» SUPPLIED DATA:
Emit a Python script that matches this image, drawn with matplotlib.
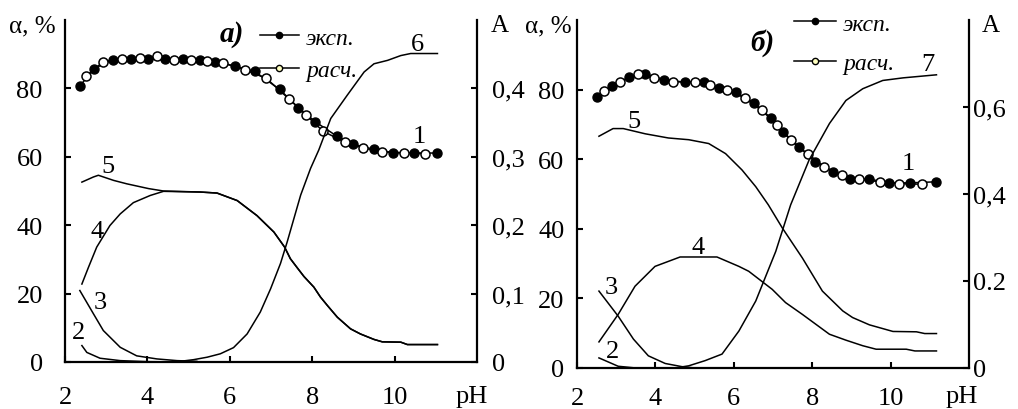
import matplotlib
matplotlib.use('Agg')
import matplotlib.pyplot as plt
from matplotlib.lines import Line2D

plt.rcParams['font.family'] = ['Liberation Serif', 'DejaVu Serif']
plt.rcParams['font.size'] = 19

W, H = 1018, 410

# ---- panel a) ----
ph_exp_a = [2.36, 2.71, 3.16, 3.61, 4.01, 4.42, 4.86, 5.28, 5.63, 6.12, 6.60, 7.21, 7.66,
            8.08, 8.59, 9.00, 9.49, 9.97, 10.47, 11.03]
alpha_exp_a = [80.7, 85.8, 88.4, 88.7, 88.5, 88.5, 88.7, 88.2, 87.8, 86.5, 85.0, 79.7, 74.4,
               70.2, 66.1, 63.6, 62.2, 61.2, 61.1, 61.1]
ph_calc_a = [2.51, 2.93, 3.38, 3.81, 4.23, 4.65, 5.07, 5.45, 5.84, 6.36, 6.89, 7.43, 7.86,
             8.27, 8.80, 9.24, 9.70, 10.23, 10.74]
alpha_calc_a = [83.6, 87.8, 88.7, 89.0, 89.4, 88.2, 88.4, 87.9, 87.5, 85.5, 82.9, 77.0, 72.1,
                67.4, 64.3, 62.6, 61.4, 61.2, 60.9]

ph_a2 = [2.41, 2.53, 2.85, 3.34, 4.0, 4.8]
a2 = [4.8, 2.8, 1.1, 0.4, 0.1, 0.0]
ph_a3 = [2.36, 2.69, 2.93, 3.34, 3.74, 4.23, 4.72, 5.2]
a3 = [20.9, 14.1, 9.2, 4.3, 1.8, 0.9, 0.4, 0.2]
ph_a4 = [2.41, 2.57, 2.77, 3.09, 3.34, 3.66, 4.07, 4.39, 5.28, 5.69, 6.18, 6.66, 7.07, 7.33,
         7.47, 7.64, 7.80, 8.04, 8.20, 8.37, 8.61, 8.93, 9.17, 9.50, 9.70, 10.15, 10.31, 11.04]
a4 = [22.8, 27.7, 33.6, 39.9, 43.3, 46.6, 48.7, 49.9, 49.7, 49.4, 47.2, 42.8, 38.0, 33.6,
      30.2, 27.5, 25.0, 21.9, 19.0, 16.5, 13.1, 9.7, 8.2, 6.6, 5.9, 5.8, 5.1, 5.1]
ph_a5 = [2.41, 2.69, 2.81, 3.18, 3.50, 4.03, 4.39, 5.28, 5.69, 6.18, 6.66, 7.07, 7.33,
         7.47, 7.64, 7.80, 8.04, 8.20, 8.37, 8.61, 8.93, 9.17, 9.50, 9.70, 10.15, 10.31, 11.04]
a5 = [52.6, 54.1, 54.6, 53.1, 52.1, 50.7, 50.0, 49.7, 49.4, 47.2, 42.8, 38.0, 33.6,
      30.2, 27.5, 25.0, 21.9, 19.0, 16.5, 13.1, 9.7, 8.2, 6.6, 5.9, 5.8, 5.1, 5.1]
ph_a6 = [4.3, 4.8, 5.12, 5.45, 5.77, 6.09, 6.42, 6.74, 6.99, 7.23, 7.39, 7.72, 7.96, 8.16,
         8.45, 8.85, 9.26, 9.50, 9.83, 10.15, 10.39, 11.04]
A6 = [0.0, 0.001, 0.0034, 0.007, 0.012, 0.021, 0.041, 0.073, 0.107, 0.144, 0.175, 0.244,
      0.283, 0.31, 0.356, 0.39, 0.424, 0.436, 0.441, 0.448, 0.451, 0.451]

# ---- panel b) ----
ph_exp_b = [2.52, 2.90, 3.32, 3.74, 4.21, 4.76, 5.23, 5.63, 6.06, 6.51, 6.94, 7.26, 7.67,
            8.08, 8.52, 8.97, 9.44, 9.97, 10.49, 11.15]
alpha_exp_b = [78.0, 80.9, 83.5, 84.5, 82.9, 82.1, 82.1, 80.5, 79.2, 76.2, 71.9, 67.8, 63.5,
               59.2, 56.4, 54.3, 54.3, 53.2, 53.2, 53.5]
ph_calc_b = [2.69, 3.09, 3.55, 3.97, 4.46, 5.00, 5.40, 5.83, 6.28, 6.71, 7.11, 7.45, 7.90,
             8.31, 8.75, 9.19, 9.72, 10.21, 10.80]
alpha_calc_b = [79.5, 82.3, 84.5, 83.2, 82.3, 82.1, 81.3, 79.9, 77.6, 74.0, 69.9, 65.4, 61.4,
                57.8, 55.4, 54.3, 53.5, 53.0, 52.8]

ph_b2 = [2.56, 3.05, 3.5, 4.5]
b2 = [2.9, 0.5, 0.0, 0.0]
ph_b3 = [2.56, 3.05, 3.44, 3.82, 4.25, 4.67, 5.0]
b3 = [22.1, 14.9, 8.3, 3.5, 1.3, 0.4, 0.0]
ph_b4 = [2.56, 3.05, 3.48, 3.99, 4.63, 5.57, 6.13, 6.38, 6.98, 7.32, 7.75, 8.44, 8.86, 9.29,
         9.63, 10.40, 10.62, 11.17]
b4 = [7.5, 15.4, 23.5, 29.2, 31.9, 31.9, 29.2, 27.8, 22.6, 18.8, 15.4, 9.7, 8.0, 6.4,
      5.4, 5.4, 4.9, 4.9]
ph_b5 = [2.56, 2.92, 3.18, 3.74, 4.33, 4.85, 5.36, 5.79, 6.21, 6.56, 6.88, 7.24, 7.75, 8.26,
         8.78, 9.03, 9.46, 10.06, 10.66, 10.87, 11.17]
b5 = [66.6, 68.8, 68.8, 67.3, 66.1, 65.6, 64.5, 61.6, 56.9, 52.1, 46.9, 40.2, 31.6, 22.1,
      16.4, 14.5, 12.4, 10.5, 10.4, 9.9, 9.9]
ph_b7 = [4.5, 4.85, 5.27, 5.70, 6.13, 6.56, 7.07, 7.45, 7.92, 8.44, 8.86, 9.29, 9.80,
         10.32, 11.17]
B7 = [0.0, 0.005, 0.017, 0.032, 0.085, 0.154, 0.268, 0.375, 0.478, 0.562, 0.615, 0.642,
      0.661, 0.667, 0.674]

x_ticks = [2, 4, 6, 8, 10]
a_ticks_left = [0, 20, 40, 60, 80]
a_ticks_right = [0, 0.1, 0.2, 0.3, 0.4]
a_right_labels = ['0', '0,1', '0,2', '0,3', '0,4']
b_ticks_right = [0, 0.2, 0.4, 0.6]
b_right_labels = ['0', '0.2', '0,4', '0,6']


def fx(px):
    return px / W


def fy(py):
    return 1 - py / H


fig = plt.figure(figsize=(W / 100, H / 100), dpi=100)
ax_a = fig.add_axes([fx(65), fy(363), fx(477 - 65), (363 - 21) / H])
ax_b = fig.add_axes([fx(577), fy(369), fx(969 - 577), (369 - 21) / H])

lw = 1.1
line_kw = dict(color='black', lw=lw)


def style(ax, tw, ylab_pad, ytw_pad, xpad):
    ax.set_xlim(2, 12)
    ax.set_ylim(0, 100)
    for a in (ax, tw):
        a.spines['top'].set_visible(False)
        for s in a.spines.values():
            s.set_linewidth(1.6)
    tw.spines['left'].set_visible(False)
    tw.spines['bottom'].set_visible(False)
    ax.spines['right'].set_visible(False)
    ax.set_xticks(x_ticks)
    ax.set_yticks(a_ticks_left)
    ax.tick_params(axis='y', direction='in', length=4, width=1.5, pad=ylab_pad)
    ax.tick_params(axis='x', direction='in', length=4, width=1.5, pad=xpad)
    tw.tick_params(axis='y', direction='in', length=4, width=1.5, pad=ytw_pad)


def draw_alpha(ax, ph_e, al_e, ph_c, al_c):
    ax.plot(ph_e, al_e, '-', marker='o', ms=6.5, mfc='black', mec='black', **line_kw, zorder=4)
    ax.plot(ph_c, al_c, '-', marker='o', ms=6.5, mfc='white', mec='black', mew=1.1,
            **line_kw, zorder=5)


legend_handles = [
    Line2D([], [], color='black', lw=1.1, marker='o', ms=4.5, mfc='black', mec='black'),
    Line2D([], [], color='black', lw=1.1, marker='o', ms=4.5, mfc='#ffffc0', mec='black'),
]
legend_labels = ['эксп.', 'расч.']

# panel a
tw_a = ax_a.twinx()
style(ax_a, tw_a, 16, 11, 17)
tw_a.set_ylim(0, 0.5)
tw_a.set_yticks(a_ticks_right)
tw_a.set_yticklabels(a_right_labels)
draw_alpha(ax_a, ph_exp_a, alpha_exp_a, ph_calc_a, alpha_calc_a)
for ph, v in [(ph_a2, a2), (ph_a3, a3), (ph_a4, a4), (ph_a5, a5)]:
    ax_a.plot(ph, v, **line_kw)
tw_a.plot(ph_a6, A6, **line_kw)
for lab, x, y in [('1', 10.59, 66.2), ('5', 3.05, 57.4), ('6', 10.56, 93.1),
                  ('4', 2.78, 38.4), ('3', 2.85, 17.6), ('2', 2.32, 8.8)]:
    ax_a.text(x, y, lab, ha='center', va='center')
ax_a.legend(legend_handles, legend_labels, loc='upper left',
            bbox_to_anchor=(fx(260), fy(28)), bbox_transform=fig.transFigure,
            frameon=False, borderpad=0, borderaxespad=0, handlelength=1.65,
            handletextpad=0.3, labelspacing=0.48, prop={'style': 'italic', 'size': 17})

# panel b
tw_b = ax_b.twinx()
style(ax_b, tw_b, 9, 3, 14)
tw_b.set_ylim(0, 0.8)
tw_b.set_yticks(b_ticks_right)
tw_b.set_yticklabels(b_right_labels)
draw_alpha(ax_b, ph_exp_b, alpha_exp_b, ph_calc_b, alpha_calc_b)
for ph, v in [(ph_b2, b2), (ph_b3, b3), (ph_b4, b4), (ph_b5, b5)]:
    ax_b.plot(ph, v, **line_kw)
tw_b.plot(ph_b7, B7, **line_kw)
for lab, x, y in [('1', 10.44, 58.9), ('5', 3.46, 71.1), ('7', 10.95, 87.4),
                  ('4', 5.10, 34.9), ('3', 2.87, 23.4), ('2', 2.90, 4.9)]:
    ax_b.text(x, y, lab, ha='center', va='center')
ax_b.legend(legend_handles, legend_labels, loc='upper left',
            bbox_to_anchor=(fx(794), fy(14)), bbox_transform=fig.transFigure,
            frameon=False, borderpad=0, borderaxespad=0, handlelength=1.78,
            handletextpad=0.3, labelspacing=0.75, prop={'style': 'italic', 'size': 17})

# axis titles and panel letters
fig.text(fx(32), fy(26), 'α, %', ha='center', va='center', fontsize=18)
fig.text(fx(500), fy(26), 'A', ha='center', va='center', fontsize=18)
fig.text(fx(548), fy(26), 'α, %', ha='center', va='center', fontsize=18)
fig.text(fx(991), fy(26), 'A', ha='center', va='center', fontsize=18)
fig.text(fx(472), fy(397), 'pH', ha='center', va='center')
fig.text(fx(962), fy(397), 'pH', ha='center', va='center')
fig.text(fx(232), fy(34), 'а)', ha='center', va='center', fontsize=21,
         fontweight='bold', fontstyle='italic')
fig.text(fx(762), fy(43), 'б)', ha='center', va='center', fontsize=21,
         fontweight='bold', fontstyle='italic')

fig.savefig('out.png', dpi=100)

» EXERCISE GOAL:
Repeat, exactly and in full, each line from the start of the data to the line that contains "67.4, 64.3, 62.6, 61.4, 61.2, 60.9]". Pictures do not go in.

» WRITTEN SOLUTION:
Emit a Python script that matches this image, drawn with matplotlib.
import matplotlib
matplotlib.use('Agg')
import matplotlib.pyplot as plt
from matplotlib.lines import Line2D

plt.rcParams['font.family'] = ['Liberation Serif', 'DejaVu Serif']
plt.rcParams['font.size'] = 19

W, H = 1018, 410

# ---- panel a) ----
ph_exp_a = [2.36, 2.71, 3.16, 3.61, 4.01, 4.42, 4.86, 5.28, 5.63, 6.12, 6.60, 7.21, 7.66,
            8.08, 8.59, 9.00, 9.49, 9.97, 10.47, 11.03]
alpha_exp_a = [80.7, 85.8, 88.4, 88.7, 88.5, 88.5, 88.7, 88.2, 87.8, 86.5, 85.0, 79.7, 74.4,
               70.2, 66.1, 63.6, 62.2, 61.2, 61.1, 61.1]
ph_calc_a = [2.51, 2.93, 3.38, 3.81, 4.23, 4.65, 5.07, 5.45, 5.84, 6.36, 6.89, 7.43, 7.86,
             8.27, 8.80, 9.24, 9.70, 10.23, 10.74]
alpha_calc_a = [83.6, 87.8, 88.7, 89.0, 89.4, 88.2, 88.4, 87.9, 87.5, 85.5, 82.9, 77.0, 72.1,
                67.4, 64.3, 62.6, 61.4, 61.2, 60.9]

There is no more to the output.